Do you think it could be related to old chart version? I will double check we are using the latest chart but it seems all chart updates are being pushed as v1.0.0 and makes it very difficult to track changes.

That something we will be working on in the future, but if you can try to update the chart with latest source, it’s likely to solve the issue. Please let me know so I can investigate further if needed.

Cheers

I think I’m at the latest version but the issue still persist. I pulled the latest values for clusterAgentVersion and engineVersion from Qovery UI. What additional info can I provide? The logs keep printing the same 2 lines for different namespaces:

2024-07-19T13:03:32.296779Z  INFO spawn_services_watcher{namespace=None}: cluster_agent::service_status::watcher: error while waiting for change on pods/job/certificate stream for namespace None: failed to perform initial object list: ApiError: "404 page not found\n": Failed to parse error data (ErrorResponse { status: "404 Not Found", message: "\"404 page not found\\n\"", reason: "Failed to parse error data", code: 404 })
2024-07-19T13:03:32.298664Z  WARN spawn_services_watcher{namespace=Some("zbe75eee0-pr-2252td-766-fix-right-to-left-emails")}: kube_client::client: Unsuccessful data error parse: 404 page not found

We are working on a fix, we will push it asap, I will let you now once it landed.

Hey @prki,

We just released a fix for this one, not emitting any logs if vert-manager is not install.

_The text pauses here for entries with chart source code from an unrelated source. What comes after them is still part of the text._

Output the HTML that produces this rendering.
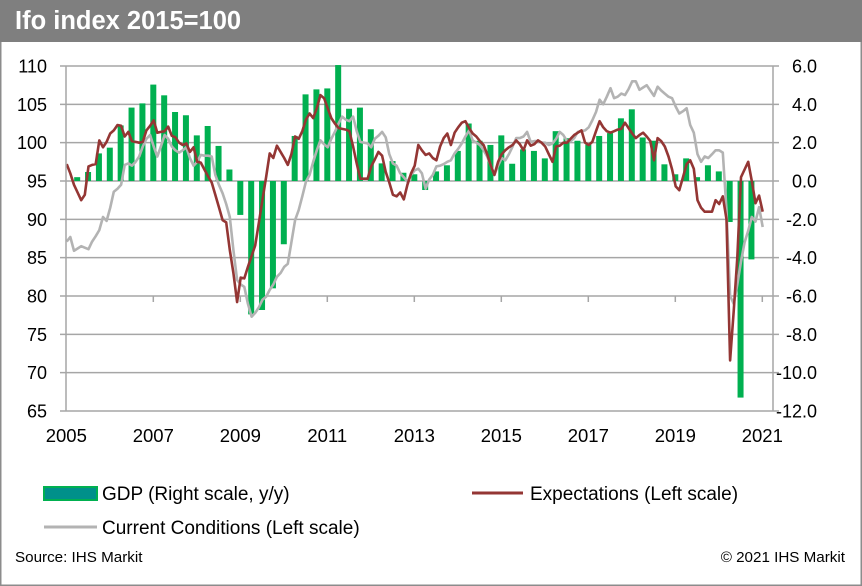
<!DOCTYPE html>
<html><head><meta charset="utf-8"><style>
body{margin:0;background:#fff;}
#wrap{position:relative;width:862px;height:586px;overflow:hidden;font-family:"Liberation Sans",Arial,sans-serif;}
</style></head><body>
<div id="wrap">
<svg id="chart" width="862" height="586" xmlns="http://www.w3.org/2000/svg">
<rect x="0.75" y="0.75" width="860.5" height="584.5" fill="#fff" stroke="#8c8c8c" stroke-width="1.5"/>
<rect x="0" y="0" width="862" height="42" fill="#7f7f7f"/>
<text x="15" y="29" fill="#fff" font-size="25.5" font-weight="bold">Ifo index 2015=100</text>
<g id="grid"></g><g id="bars"></g><g id="lines"></g><g id="axes"></g>
<rect x="44" y="487" width="53" height="13" fill="#00908a" stroke="#00b050" stroke-width="2"/>
<text x="102" y="500" font-size="19">GDP (Right scale, y/y)</text>
<line x1="472" y1="493" x2="523" y2="493" stroke="#943634" stroke-width="3"/>
<text x="530" y="500" font-size="19">Expectations (Left scale)</text>
<line x1="44" y1="527" x2="97" y2="527" stroke="#b3b3b3" stroke-width="3"/>
<text x="102" y="534" font-size="19">Current Conditions (Left scale)</text>
<text x="15" y="562" font-size="15.2">Source: IHS Markit</text>
<text x="845" y="562" font-size="15.2" text-anchor="end">© 2021 IHS Markit</text>
</svg>
</div>
<script>
const leftTicks=[110,105,100,95,90,85,80,75,70,65];
const rightTicks=["6.0","4.0","2.0","0.0","-2.0","-4.0","-6.0","-8.0","-10.0","-12.0"];
const yearLabels=["2005","2007","2009","2011","2013","2015","2017","2019","2021"];
const gdp=[0.2,0.47,1.44,1.74,2.9,3.83,4.05,5.03,4.47,3.6,3.43,2.38,2.87,1.83,0.6,-1.77,-6.96,-6.73,-5.6,-3.3,2.35,4.52,4.78,4.83,6.05,3.77,3.83,2.7,0.92,1.04,0.43,0.35,-0.47,0.5,0.82,1.57,3.0,2.1,1.88,2.38,0.9,1.65,1.57,1.18,2.6,2.23,2.1,1.9,2.35,2.5,3.27,3.74,2.27,2.1,0.87,0.35,1.18,0.2,0.82,0.5,-2.14,-11.3,-4.09];
const expectations=[97.2,96.0,94.5,93.5,92.5,93.2,96.9,97.1,97.2,100.3,99.4,100.1,
101.2,101.6,102.3,102.2,100.8,101.4,100.2,100.1,100.0,100.1,101.6,102.2,
102.9,101.3,101.4,101.5,102.1,100.9,100.7,100.0,99.7,99.9,98.8,99.4,
97.5,97.4,96.5,95.6,94.8,93.2,91.6,89.9,89.6,86.0,83.0,79.2,
82.4,82.3,83.8,85.2,86.6,89.5,92.5,95.5,98.6,98.0,99.6,98.8,
98.0,97.1,98.5,100.8,100.5,101.5,103.0,103.8,103.2,104.5,106.2,105.8,
104.5,103.2,102.5,101.9,101.8,101.7,101.5,99.5,97.3,95.3,95.3,95.3,
96.9,97.8,98.8,98.3,96.2,94.8,93.2,93.0,93.5,92.6,94.5,96.0,
97.0,99.7,99.0,98.4,98.6,98.0,97.7,99.5,100.6,101.2,99.7,101.3,
102.0,102.6,102.8,101.9,101.2,100.8,100.2,99.7,98.5,97.0,95.8,97.5,
98.5,99.0,99.4,99.7,100.3,99.8,99.0,100.3,99.6,99.8,100.3,100.0,
99.5,98.5,97.5,99.5,99.6,100.0,100.0,100.5,101.0,101.3,101.6,100.0,
99.7,100.1,101.5,102.8,102.0,101.5,101.3,101.5,101.7,101.8,102.6,101.9,
101.2,100.6,101.0,101.3,100.8,100.2,97.7,100.6,100.2,99.5,98.2,96.5,
94.3,93.8,95.5,97.2,97.7,96.6,92.5,91.5,91.0,91.0,91.0,92.5,
92.0,93.0,90.0,71.6,78.0,85.0,95.5,96.5,97.5,95.0,92.1,93.1,
91.0];
const currentConditions=[87.1,87.7,85.9,86.2,86.5,86.3,86.1,87.1,87.8,88.6,90.3,89.8,
91.5,93.6,94.0,94.5,97.1,97.3,97.0,97.5,98.2,99.5,100.5,101.0,
99.5,98.2,99.5,101.0,100.5,99.5,99.0,98.7,99.0,99.4,98.0,97.0,
97.5,98.4,98.3,98.3,98.2,95.8,94.5,93.4,92.0,90.3,86.0,82.1,
81.5,81.2,79.0,77.3,77.8,78.5,79.5,79.9,80.8,81.5,82.5,83.0,
83.8,84.2,87.0,89.9,91.2,93.0,94.9,95.8,97.5,99.0,100.3,99.8,
99.4,100.5,101.4,102.5,103.4,103.0,102.8,103.4,101.5,100.1,100.0,99.9,
99.4,100.5,100.9,101.4,100.7,98.5,97.3,97.0,96.0,95.5,94.9,95.8,
96.4,96.6,96.0,94.0,95.2,95.8,96.9,97.0,97.2,97.5,97.7,98.6,
99.2,99.9,100.8,101.6,100.3,100.0,99.7,99.0,98.2,97.0,95.8,97.0,
98.0,97.7,98.5,99.5,100.6,100.6,100.8,101.4,100.1,100.2,100.2,100.0,
100.0,99.7,99.9,100.5,101.4,101.0,100.2,100.2,100.6,101.4,101.5,101.6,
102.0,102.9,104.0,105.6,105.0,106.0,107.1,105.8,106.0,106.4,106.2,107.0,
108.0,108.0,106.9,107.2,107.5,106.8,106.1,107.3,106.8,106.4,106.0,105.8,
104.7,103.8,104.1,104.5,102.3,101.3,98.5,97.5,98.2,98.0,98.5,99.0,
99.0,98.7,91.2,80.0,79.0,81.5,84.5,87.0,88.5,90.3,89.7,91.6,
89.0];

const NS="http://www.w3.org/2000/svg";
const X0=66.3, YW=43.5, L=66, R=773, T=66, B=411;
const yL=v=>T+(110-v)*(B-T)/45;
const yR=v=>T+(6-v)*(B-T)/18;
const xMonth=m=>66.7+m*YW/12;
const xQuarter=q=>X0+(q+1)*YW/4;
function mk(tag,attrs,parent){const e=document.createElementNS(NS,tag);for(const k in attrs)e.setAttribute(k,attrs[k]);parent.appendChild(e);return e;}
const grid=document.getElementById('grid'),axes=document.getElementById('axes'),bars=document.getElementById('bars'),lines=document.getElementById('lines');
leftTicks.forEach((v,i)=>{
  const y=yL(v);
  const g=mk('line',{x1:60,y1:y,x2:R+6,y2:y,stroke:'#a6a6a6','stroke-width':1.5},grid);
  
  
  const t=mk('text',{x:47,y:y+6.5,'font-size':18,'text-anchor':'end'},axes);
  t.textContent=v;
  
  
  const r=mk('text',{x:817,y:yR(6-2*i)+6.5,'font-size':18,'text-anchor':'end'},axes);
  r.textContent=rightTicks[i];
  
  
});
const la=mk('line',{x1:L,y1:T,x2:L,y2:B,stroke:'#a6a6a6','stroke-width':1.5},axes);


const ra=mk('line',{x1:R,y1:T,x2:R,y2:B,stroke:'#a6a6a6','stroke-width':1.5},axes);


yearLabels.forEach((lab,i)=>{
  const x=X0+i*2*YW;
  if(i>0){const tk=mk('line',{x1:x,y1:yL(80),x2:x,y2:yL(80)+6,stroke:'#a6a6a6','stroke-width':1.5},axes);
  
  }
  const t=mk('text',{x:x,y:442,'font-size':18.5,'text-anchor':'middle'},axes);
  t.textContent=lab;
  
  
});
gdp.forEach((v,q)=>{
  const x=xQuarter(q),y0=yR(0),y=yR(v);
  const b=mk('rect',{x:x-3,y:Math.min(y0,y),width:6,height:Math.abs(y-y0),fill:'#00b050'},bars);
  
  
});
function line(arr,color,name){
  const p=mk('polyline',{points:arr.map((v,m)=>xMonth(m).toFixed(1)+','+yL(v).toFixed(1)).join(' '),fill:'none',stroke:color,'stroke-width':2.6,'stroke-linejoin':'round'},lines);
  
  
}
line(currentConditions,'#b3b3b3','current-conditions-line');
line(expectations,'#943634','expectations-line');
</script>
</body></html>
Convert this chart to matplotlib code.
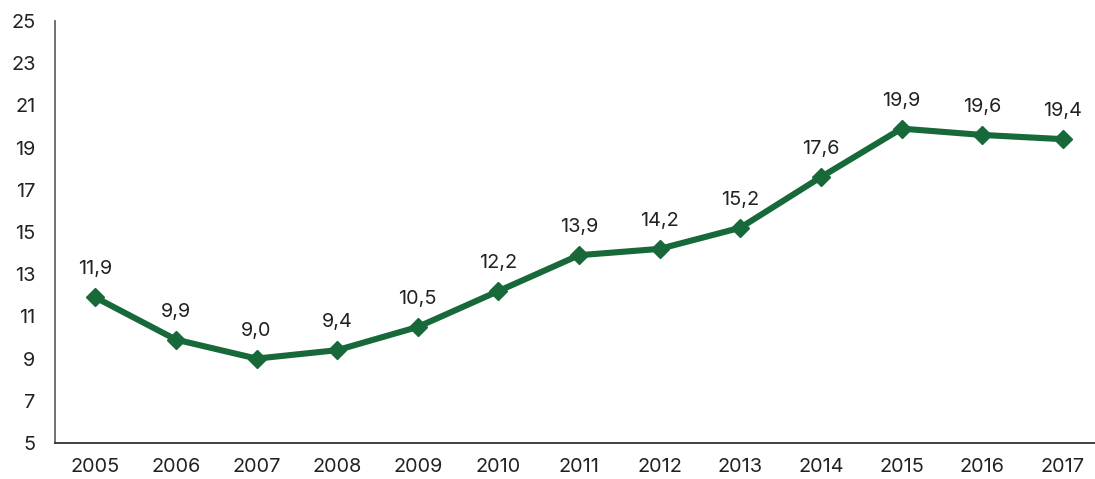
import matplotlib
matplotlib.use("Agg")
import matplotlib.pyplot as plt

years = ["2005", "2006", "2007", "2008", "2009", "2010", "2011",
         "2012", "2013", "2014", "2015", "2016", "2017"]
values = [11.9, 9.9, 9.0, 9.4, 10.5, 12.2, 13.9, 14.2, 15.2, 17.6, 19.9, 19.6, 19.4]
yticks = [5, 7, 9, 11, 13, 15, 17, 19, 21, 23, 25]

plt.rcParams['font.family'] = ['Inter', 'DejaVu Sans']

fig = plt.figure(figsize=(10.95, 4.79), dpi=100)
W, H = 1095, 479
ax = fig.add_axes([55 / W, (H - 443) / H, (W - 55) / W, (443 - 21) / H])

green = "#17693a"
x = list(range(len(years)))
ax.plot(x, values, color=green, lw=4.4, marker="D", markersize=9.5,
        markerfacecolor=green, markeredgecolor=green, solid_joinstyle="round")

for i, v in enumerate(values):
    ax.annotate(f"{v:.1f}".replace(".", ","), (i, v), textcoords="offset points",
                xytext=(0, 16.5), ha="center", va="baseline", fontsize=14.3, color="#222222")

ax.set_xlim(-0.5, 12.4)
ax.set_ylim(5, 25)
ax.set_xticks(x)
ax.set_xticklabels(years)
ax.set_yticks(yticks)
ax.tick_params(axis="both", length=0, labelsize=14.3, colors="#222222")
ax.tick_params(axis="x", pad=11)
ax.tick_params(axis="y", pad=14)

for s in ["top", "right"]:
    ax.spines[s].set_visible(False)
ax.spines["left"].set_color("#666666")
ax.spines["bottom"].set_color("#333333")
ax.spines["left"].set_linewidth(1.3)
ax.spines["bottom"].set_linewidth(1.3)

fig.savefig("out.png", dpi=100)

Can you update qovery chart? (Qovery agent image version should be b97bc6496687fb0efaf7424686405582070039e7 once updated).

public.ecr.aws/r3m4q3r9/cluster-agent:b97bc6496687fb0efaf7424686405582070039e7

Thanks

We have updated the chart and will be validating the fix soon. We noticed this warning:

2024-07-19T15:56:22.861118Z WARN spawn_services_watcher{namespace=None}: kube_client::client: Unsuccessful data error parse: 404 page not found

Is this expected?

This topic was automatically closed 7 days after the last reply. New replies are no longer allowed.